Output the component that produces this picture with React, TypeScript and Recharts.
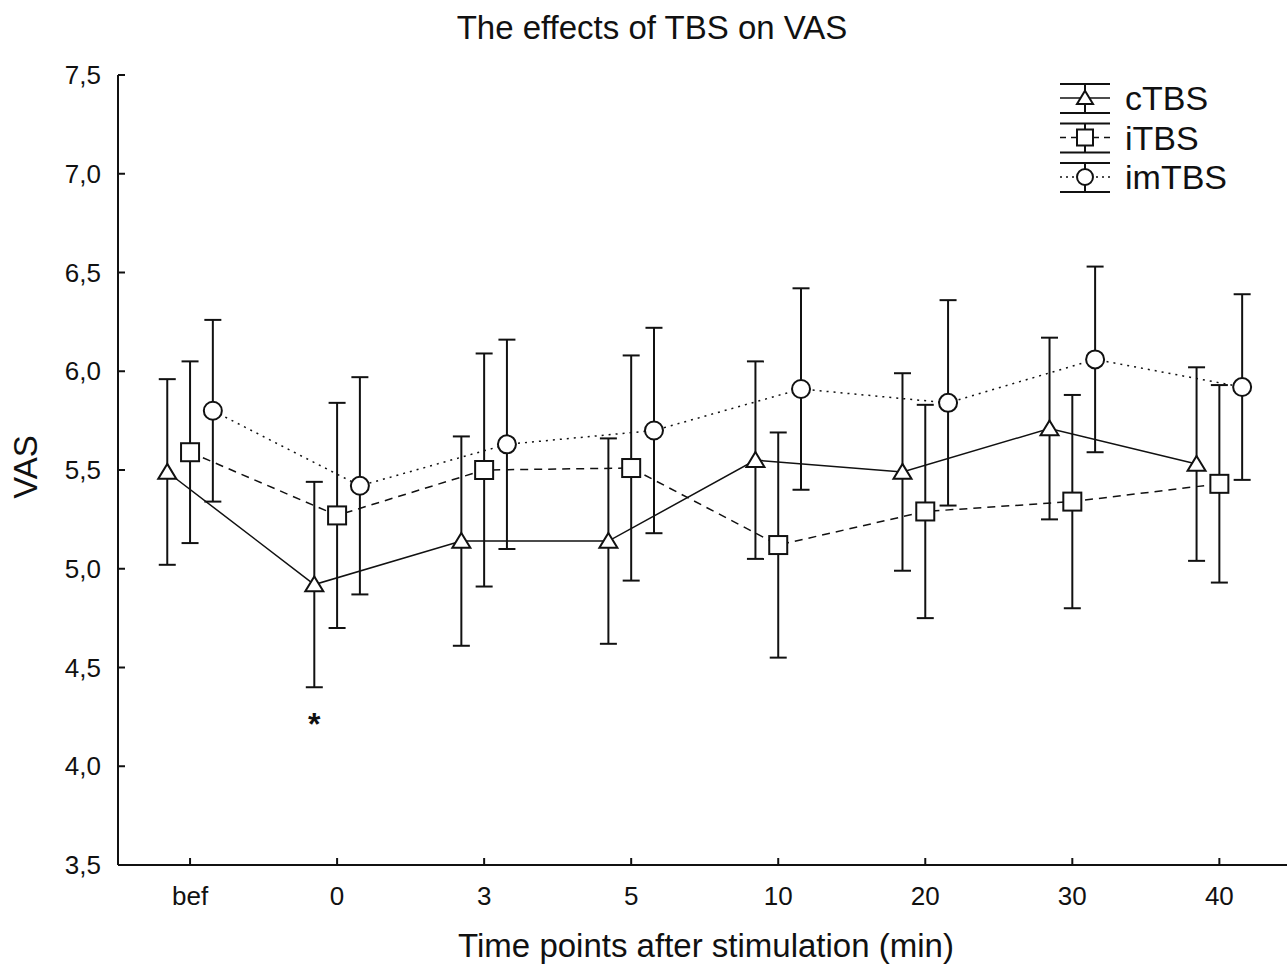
import { Customized, ErrorBar, Line, LineChart, ReferenceDot, XAxis, YAxis } from "recharts";

const categories = ["bef", "0", "3", "5", "10", "20", "30", "40"];
const yTicks = [3.5, 4.0, 4.5, 5.0, 5.5, 6.0, 6.5, 7.0, 7.5];

const cTBSMeans = [5.49, 4.92, 5.14, 5.14, 5.55, 5.49, 5.71, 5.53];
const cTBSErr = [0.47, 0.52, 0.53, 0.52, 0.5, 0.5, 0.46, 0.49];
const iTBSMeans = [5.59, 5.27, 5.5, 5.51, 5.12, 5.29, 5.34, 5.43];
const iTBSErr = [0.46, 0.57, 0.59, 0.57, 0.57, 0.54, 0.54, 0.5];
const imTBSMeans = [5.8, 5.42, 5.63, 5.7, 5.91, 5.84, 6.06, 5.92];
const imTBSErr = [0.46, 0.55, 0.53, 0.52, 0.51, 0.52, 0.47, 0.47];

// significant point: cTBS at "0"
const sigMark = { index: 1, y: 4.23 };

const FONT = '"Liberation Sans", Arial, sans-serif';
const INK = "#111";
const SHIFT = 0.155;

const build = (means: number[], errs: number[], off: number) =>
  means.map((v, i) => ({ x: i + off, value: v, err: errs[i] }));

const cData = build(cTBSMeans, cTBSErr, -SHIFT);
const iData = build(iTBSMeans, iTBSErr, 0);
const imData = build(imTBSMeans, imTBSErr, SHIFT);

type Shape = "triangle" | "square" | "circle";

function Marker({ cx, cy, shape, s }: { cx: number; cy: number; shape: Shape; s: number }) {
  const h = s / 2;
  if (shape === "triangle") {
    return (
      <polygon
        points={`${cx},${cy - h * 0.9} ${cx + h},${cy + h * 0.75} ${cx - h},${cy + h * 0.75}`}
        fill="#fff"
        stroke={INK}
        strokeWidth={2}
      />
    );
  }
  if (shape === "square") {
    return <rect x={cx - h} y={cy - h} width={s} height={s} fill="#fff" stroke={INK} strokeWidth={2} />;
  }
  return <circle cx={cx} cy={cy} r={h} fill="#fff" stroke={INK} strokeWidth={2} />;
}

const dotFor = (shape: Shape) => (p: any) => (
  <Marker key={`${shape}-${p.index}`} cx={p.cx} cy={p.cy} shape={shape} s={18} />
);

const YTick = (p: any) => (
  <g>
    <line x1={p.x} x2={p.x + 7} y1={p.y} y2={p.y} stroke={INK} strokeWidth={2} />
    <text x={p.x - 17} y={p.y + 9} textAnchor="end" fontSize={26} fontFamily={FONT} fill={INK}>
      {Number(p.payload.value).toFixed(1).replace(".", ",")}
    </text>
  </g>
);

const XTick = (p: any) => (
  <g>
    <line x1={p.x} x2={p.x} y1={p.y} y2={p.y - 7} stroke={INK} strokeWidth={2} />
    <text x={p.x} y={p.y + 40} textAnchor="middle" fontSize={26} fontFamily={FONT} fill={INK}>
      {categories[Math.round(p.payload.value)]}
    </text>
  </g>
);

const legendItems: { name: string; shape: Shape; dash?: string }[] = [
  { name: "cTBS", shape: "triangle" },
  { name: "iTBS", shape: "square", dash: "6 5" },
  { name: "imTBS", shape: "circle", dash: "2 4" },
];

function Decor() {
  return (
    <g fontFamily={FONT} fill={INK}>
      <text x={652} y={39} textAnchor="middle" fontSize={33}>
        The effects of TBS on VAS
      </text>
      <text x={706} y={957} textAnchor="middle" fontSize={33}>
        Time points after stimulation (min)
      </text>
      <text x={25} y={479} textAnchor="middle" fontSize={33} transform="rotate(-90 25 467)">
        VAS
      </text>
      {legendItems.map((it, i) => {
        const c = 98 + i * 39.5;
        return (
          <g key={it.name}>
            <line x1={1060} x2={1110} y1={c - 14} y2={c - 14} stroke={INK} strokeWidth={2} />
            <line x1={1060} x2={1110} y1={c + 15} y2={c + 15} stroke={INK} strokeWidth={2} />
            <line x1={1085} x2={1085} y1={c - 14} y2={c + 15} stroke={INK} strokeWidth={2} />
            <line x1={1060} x2={1110} y1={c} y2={c} stroke={INK} strokeWidth={1.5} strokeDasharray={it.dash} />
            <Marker cx={1085} cy={c} shape={it.shape} s={16} />
            <text x={1125} y={c + 12} fontSize={34}>
              {it.name}
            </text>
          </g>
        );
      })}
    </g>
  );
}

export default function App() {
  return (
    <div style={{ position: "absolute", left: 0, top: 0, background: "#fff" }}>
      <LineChart width={1287} height={966} margin={{ top: 75, right: 0, bottom: 41, left: 58 }}>
        <XAxis
          type="number"
          dataKey="x"
          domain={[-0.49, 7.46]}
          ticks={[0, 1, 2, 3, 4, 5, 6, 7]}
          interval={0}
          allowDataOverflow
          height={60}
          tickSize={0}
          tickMargin={0}
          tick={<XTick />}
          axisLine={{ stroke: INK, strokeWidth: 2 }}
        />
        <YAxis
          type="number"
          domain={[3.5, 7.5]}
          ticks={yTicks}
          interval={0}
          width={60}
          tickSize={0}
          tickMargin={0}
          tick={<YTick />}
          axisLine={{ stroke: INK, strokeWidth: 2 }}
        />
        <Line
          data={cData}
          dataKey="value"
          stroke={INK}
          strokeWidth={1.5}
          dot={dotFor("triangle")}
          activeDot={false}
          isAnimationActive={false}
        >
          <ErrorBar dataKey="err" direction="y" width={8.5} stroke={INK} strokeWidth={2} isAnimationActive={false} />
        </Line>
        <Line
          data={iData}
          dataKey="value"
          stroke={INK}
          strokeWidth={1.5}
          strokeDasharray="8 6"
          dot={dotFor("square")}
          activeDot={false}
          isAnimationActive={false}
        >
          <ErrorBar dataKey="err" direction="y" width={8.5} stroke={INK} strokeWidth={2} isAnimationActive={false} />
        </Line>
        <Line
          data={imData}
          dataKey="value"
          stroke={INK}
          strokeWidth={1.5}
          strokeDasharray="2 5"
          dot={dotFor("circle")}
          activeDot={false}
          isAnimationActive={false}
        >
          <ErrorBar dataKey="err" direction="y" width={8.5} stroke={INK} strokeWidth={2} isAnimationActive={false} />
        </Line>
        <ReferenceDot
          x={sigMark.index - SHIFT}
          y={sigMark.y}
          r={0}
          shape={(p: any) => (
            <text x={p.cx} y={p.cy + 14} textAnchor="middle" fontSize={32} fontWeight="bold" fontFamily={FONT} fill={INK}>
              *
            </text>
          )}
        />
        <Customized component={Decor} />
      </LineChart>
    </div>
  );
}
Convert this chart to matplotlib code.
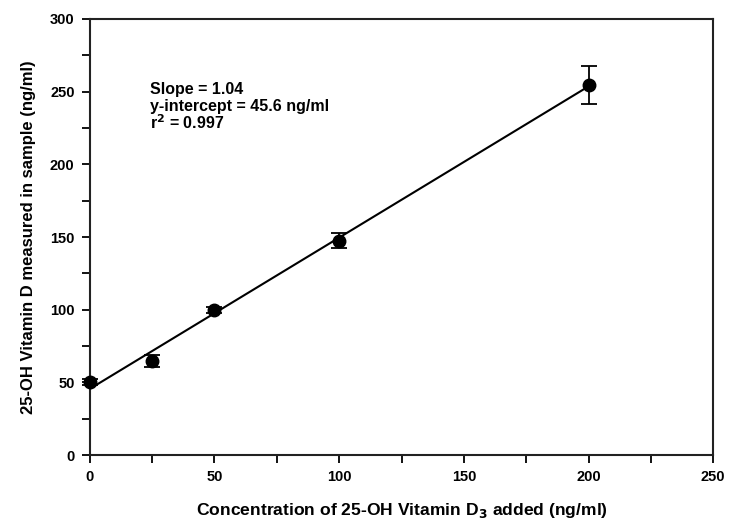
import matplotlib
matplotlib.use("Agg")
import matplotlib.pyplot as plt
from matplotlib.ticker import MultipleLocator

plt.rcParams["font.family"] = ["Liberation Sans", "DejaVu Sans"]
plt.rcParams["font.weight"] = "bold"

added = [0, 25, 50, 100, 200]
measured = [50.4, 64.9, 99.8, 147.5, 254.6]
errors = [2.0, 4.0, 2.0, 5.0, 13.0]

slope = 1.04
intercept = 45.6
r2 = 0.997

fit_x = [0, 200]
fit_y = [intercept + slope * x for x in fit_x]


def main():
    fig = plt.figure(figsize=(7.3, 5.25), dpi=100)
    ax = fig.add_axes([0.123, 0.133, 0.854, 0.831])

    ax.plot(fit_x, fit_y, color="black", linewidth=1.5, zorder=2)
    ax.errorbar(added, measured, yerr=errors, fmt="o", color="black",
                markersize=9, capsize=6, elinewidth=1.3, capthick=1.3,
                zorder=3, clip_on=False)

    ax.set_xlim(0, 250)
    ax.set_ylim(0, 300)
    ax.xaxis.set_major_locator(MultipleLocator(50))
    ax.xaxis.set_minor_locator(MultipleLocator(25))
    ax.yaxis.set_major_locator(MultipleLocator(50))
    ax.yaxis.set_minor_locator(MultipleLocator(25))
    ax.tick_params(which="both", direction="out", width=1.3, labelsize=10.5,
                   top=False, right=False)
    ax.tick_params(which="major", length=6, pad=5)
    ax.tick_params(which="minor", length=6)
    for lab in ax.get_xticklabels() + ax.get_yticklabels():
        lab.set_fontweight("bold")
    for sp in ax.spines.values():
        sp.set_linewidth(1.5)
        sp.set_color("#222222")

    ax.set_xlabel("Concentration of 25-OH Vitamin D$_\\mathbf{3}$ added (ng/ml)",
                  fontsize=12.6, fontweight="bold", labelpad=12)
    ax.set_ylabel("25-OH Vitamin D measured in sample (ng/ml)",
                  fontsize=12, fontweight="bold", labelpad=10)

    ax.text(24, 251.5, f"Slope = {slope:.2f}", fontsize=11.5, fontweight="bold", va="center")
    ax.text(24, 240, f"y-intercept = {intercept} ng/ml", fontsize=11.5, fontweight="bold", va="center")
    ax.text(24, 228.5, f"r$^\\mathbf{{2}}$ = {r2}", fontsize=11.5, fontweight="bold", va="center")

    fig.savefig("out.png", dpi=100)


if __name__ == "__main__":
    main()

**Exercise brief:**
Starting at the line that contains "Convert this chart to matplotlib code." and ending at the line that contains "fit_y = [intercept", give the lines again exactly. Do not include the pictures.

**Output of the exercise:**
Convert this chart to matplotlib code.
import matplotlib
matplotlib.use("Agg")
import matplotlib.pyplot as plt
from matplotlib.ticker import MultipleLocator

plt.rcParams["font.family"] = ["Liberation Sans", "DejaVu Sans"]
plt.rcParams["font.weight"] = "bold"

added = [0, 25, 50, 100, 200]
measured = [50.4, 64.9, 99.8, 147.5, 254.6]
errors = [2.0, 4.0, 2.0, 5.0, 13.0]

slope = 1.04
intercept = 45.6
r2 = 0.997

fit_x = [0, 200]
fit_y = [intercept + slope * x for x in fit_x]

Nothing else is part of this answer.